Podczas targów motoryzacyjnych we Frankfurcie został zaprezentowany Opel Elektro GT. Elektryczny model nawiązuje do historii niemieckiego producenta i pokazuje, że napęd elektryczny wcale nie jest nowym wynalazkiem.
Samochody elektryczne to już prawie obowiązek dla każdego producenta, aby sprostać rygorystycznym wymogom dotyczącym emisji spalin. Pojazdy z napędem elektrycznym nie są jednak wytworem nowoczesnej technologii, właściwie są prawie tak stare jak sama motoryzacja. Korzystając z targów motoryzacyjnych we Frankfurcie, Opel przypomniał jedno ze swoich osiągnięć w tej dziedzinie – model Elektro GT z 1971 roku.
Na pomysł opracowania modelu wpadł wnuk założyciela firmy, Georg von Opel. Samochód powstał na bazie Opla GT a jego zadaniem było pokazanie możliwości napędu elektrycznego i udowodnienie, że elektryczny pojazd może z łatwością konkurować ze spalinowym. W porównaniu do modelu bazowego, Opel Elektro GT posiadał bardziej aerodynamiczne nadwozie z opływową maską i zakrytymi kolami. Największa zmiana dotyczyła oczywiście napędu. Pojazd zasilały dwie jednostki elektryczne firmy Bosch, każda o mocy 120 KM. Opel Elektro GT rozpędzał się do pierwszej setki w 6 sekund, a maksymalna prędkość wynosiła 214 km/h, co w istocie może robić wrażenie. Zasięg był jednak ograniczony tylko do 44 km.

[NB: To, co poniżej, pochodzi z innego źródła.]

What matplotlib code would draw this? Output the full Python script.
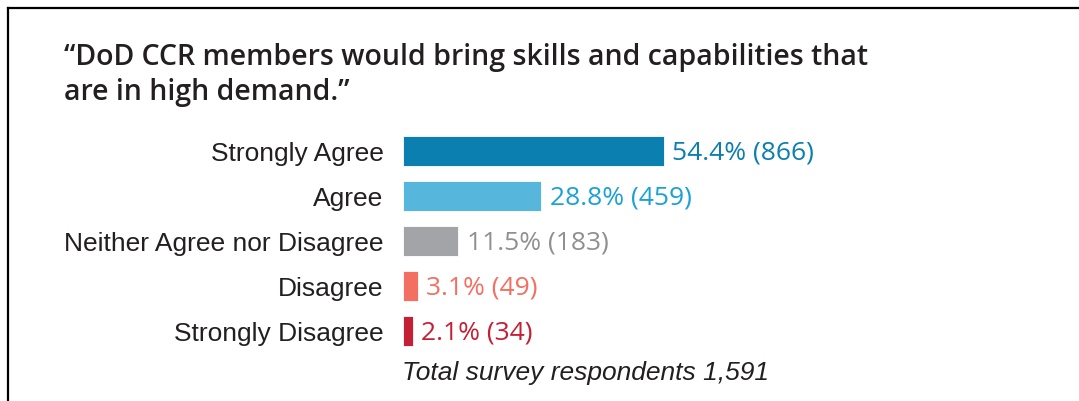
import matplotlib.pyplot as plt

# survey answers, top to bottom
categories = ["Strongly Agree", "Agree", "Neither Agree nor Disagree", "Disagree", "Strongly Disagree"]
percents = [54.4, 28.8, 11.5, 3.1, 2.1]
counts = [866, 459, 183, 49, 34]
bar_colors = ["#0a7fb0", "#56b6db", "#a3a4a7", "#f36f61", "#c41f35"]
text_colors = ["#0a7fb0", "#1aa2d4", "#8f9093", "#f36f61", "#c41f35"]

title = "\u201cDoD CCR members would bring skills and capabilities that\nare in high demand.\u201d"
note = "Total survey respondents 1,591"

W, H = 1079, 402
fig = plt.figure(figsize=(W / 100, H / 100), dpi=100)

# frame lines (top and left)
fig.add_artist(plt.Line2D([8 / W, 1], [1 - 9 / H, 1 - 9 / H], color="black", lw=1.6))
fig.add_artist(plt.Line2D([8 / W, 8 / W], [0, 1 - 9 / H], color="black", lw=1.6))

# title, two lines placed by baseline
lines = title.split("\n")
fig.text(64 / W, 1 - 65 / H, lines[0], fontsize=20.5, fontfamily="Open Sans", fontweight="semibold",
         color="#231f20", va="baseline", ha="left")
fig.text(64 / W, 1 - 100 / H, lines[1], fontsize=20.5, fontfamily="Open Sans", fontweight="semibold",
         color="#231f20", va="baseline", ha="left")

# bar axes: 4.8 px per percent, 45 px per row
row_h = 45
top = 129.2
ax = fig.add_axes([403 / W, 1 - (top + 5 * row_h) / H, 480 / W, 5 * row_h / H])
y = list(range(len(categories)))
ax.barh(y, percents, height=30 / row_h, color=bar_colors, edgecolor="white", linewidth=0.6)
ax.set_xlim(0, 100)
ax.set_ylim(4.5, -0.5)

for i in y:
    ax.annotate(f"{percents[i]}% ({counts[i]})", (percents[i], i), xytext=(6, -1),
                textcoords="offset points", va="center", ha="left", fontsize=19,
                fontfamily="Open Sans", color=text_colors[i])

ax.set_yticks(y)
ax.set_yticklabels(categories, fontsize=19, fontfamily="Liberation Sans", color="#231f20")
ax.tick_params(axis="y", length=0, pad=14)
ax.set_xticks([])
for s in ax.spines.values():
    s.set_visible(False)

# footnote
fig.text(402 / W, 1 - 373 / H, note, fontsize=19, fontfamily="Liberation Sans", style="italic",
         color="#231f20", va="center", ha="left")

plt.savefig("out.png", dpi=100)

Testy modelu odbyły się na torze Hockenheimring.
Najnowszy model elektryczny niemieckiej marki, Opel Corsa-e potrafi przejechać do 330 km zgodnie z cyklem WLTP. Samochód został wyposażony w jednostkę o mocy 136 KM i rozpędza się od 0 do 100 km/h w czasie 8,1 sekundy. Maksymalne możliwości w kwestii prędkości kończą się na 150 km/h.
Opel zapowiedział, że do roku 2024 wszystkie modele producenta będą elektryczne lub hybrydowe. W roku 2020 zadebiutuje Vivaro Electric, a następnie zobaczymy zelektryfikowane modele Combo Life, Combo Cargo oraz Zafira Life.